Today, I was investigating an error that drew my attention to Gunicorn workers and Django database connections. I realized this is an important topic for anyone building scalable Django applications.
Gunicorn Workers and Django Connections
Let's clarify a common misconception: each Gunicorn worker is a forked process of the master. This means the Django CONN_MAX_AGE parameter applies independently within each worker process.
CONN_MAX_AGE = 0 → A new database connection is created and dropped for every request.
CONN_MAX_AGE = None → Connections are kept open indefinitely, allowing Django to reuse them across all requests handled by that worker.
CONN_MAX_AGE > 0 → Connections are reused by the worker for the specified time (in seconds) and dropped after the timeout.
Important: Workers do not share database connections. Each worker maintains its own connection(s) based on CONN_MAX_AGE.
Ideal Configuration by Traffic
Case 1: Low Traffic
- CONN_MAX_AGE = 0
Behavior: Each worker creates and drops connections per request.
Advantages:
- Minimal number of DB connections
- Fresh connection for each request
- Works well for low-traffic or development environments
Disadvantages:
- Performance overhead due to frequent connection creation
- Increased network traffic
- Scalability issues under higher load
Case 2: Medium/High Traffic
- CONN_MAX_AGE ≈ 600 seconds
Behavior: Each worker maintains its connections for 10 minutes, creating new ones only after the timeout.
Advantages:
- Reduced latency
- Lower database overhead
- Better connection management
- Increased application resilience
Disadvantages:
- Slightly higher memory/resource consumption per worker
- Configuration complexity
- Less effective on very low-traffic sites
Case 3: Very High Traffic
- CONN_MAX_AGE = None
Behavior: Connections are kept open indefinitely. Workers do not create/destroy connections per request.
Advantages:
- Reduced overhead on DB server
- Improved performance
- Efficient resource usage
Disadvantages:
- Risk of deadlocks or long-held locks if not managed properly
- Scalability challenges if worker count increases significantly
- Requires careful handling in ASGI or async contexts
Worker Example
Suppose you have 2 Gunicorn workers:
- Case 1: Each worker can have 1 active connection per request, frequently changing based on incoming requests.

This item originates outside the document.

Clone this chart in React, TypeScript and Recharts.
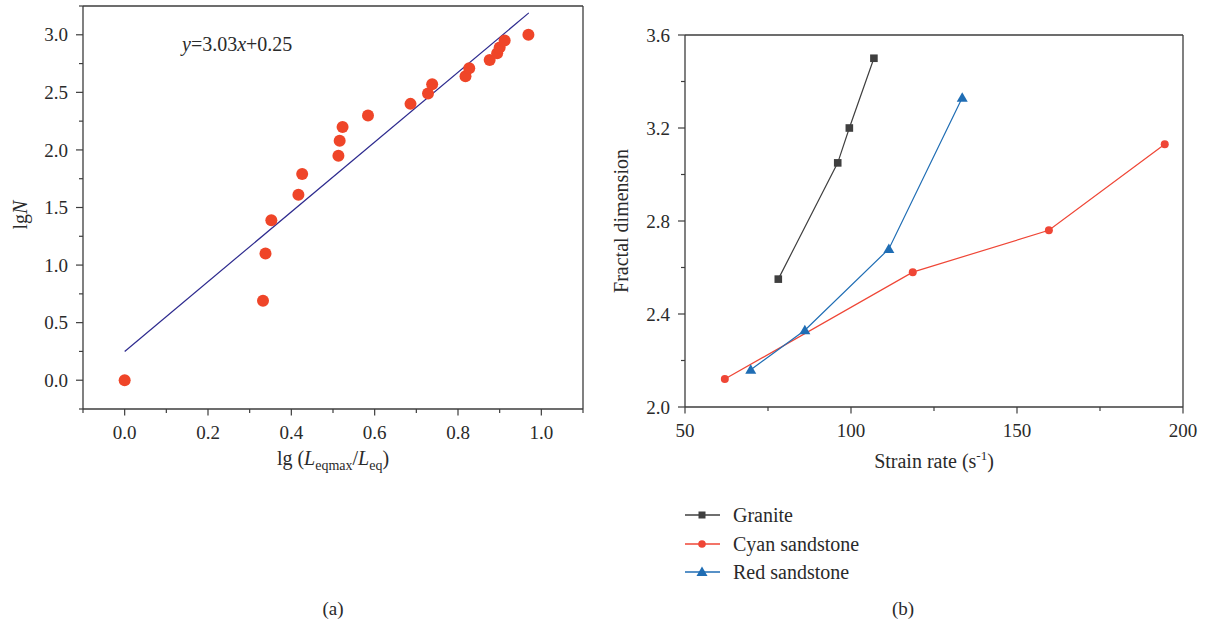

- Case 2: Each worker maintains 1 persistent connection per worker, refreshed every CONN_MAX_AGE seconds.
- Case 3: Each worker maintains 1 persistent connection indefinitely, minimizing connection churn.
Common Misconception: More Workers = Better Performance
It is a myth that increasing the number of Gunicorn workers automatically improves performance. In reality:
- More workers share the same CPU and memory resources, so each worker is still limited by the host's capacity.
- Instead of increasing worker count, it's recommended to increase the number of running containers. This reduces per-container overhead and allows horizontal scaling, which is far more effective in real-world production environments.
The Worker Formula and Its Practical Pitfall
You may have heard the formula for calculating the number of workers:
Number of workers = 2 × N + 1
where N is the number of CPU cores.
For example, if your system has 8 vCPUs, you might assume you can safely run 17 workers.
But in real life, you shouldn't.
Instead of maxing out a single large instance, it's better to use multiple smaller instances - for example, servers with 1–2 vCPUs running 3–5 workers each.
If the load grows, scale horizontally by adding more containers or instances, rather than vertically increasing CPU and RAM on one machine.
Why You Should Avoid Vertical Scaling ?
Vertical scaling (increasing CPU/memory on a single host) has several drawbacks:
- It's expensive — larger instances cost disproportionately more.
- Even with more CPU and memory, you can still be bottlenecked at the network layer.
- Network saturation often limits how many database connections or DNS resolutions can occur simultaneously.
In my recent investigation, we were using a high number of workers with CONN_MAX_AGE = 0, and encountered DNS resolution errors for the database hostname (DB host name not resolved).
The issue wasn't with the database or Django — it was due to network-level bottlenecks caused by too many workers constantly opening and closing connections.
After reducing the number of workers, the system stabilized and handled high load efficiently, even with the same configuration aside from CONN_MAX_AGE.
Best Practices
- Use connection pooling tools like PgBouncer or AWS RDS Proxy. These handle connection management externally, improving scalability and reducing the overhead on your microservices.
- Fine-tune CONN_MAX_AGE based on traffic patterns and worker count.
- Monitor Gunicorn worker memory and connection usage to avoid unexpected bottlenecks.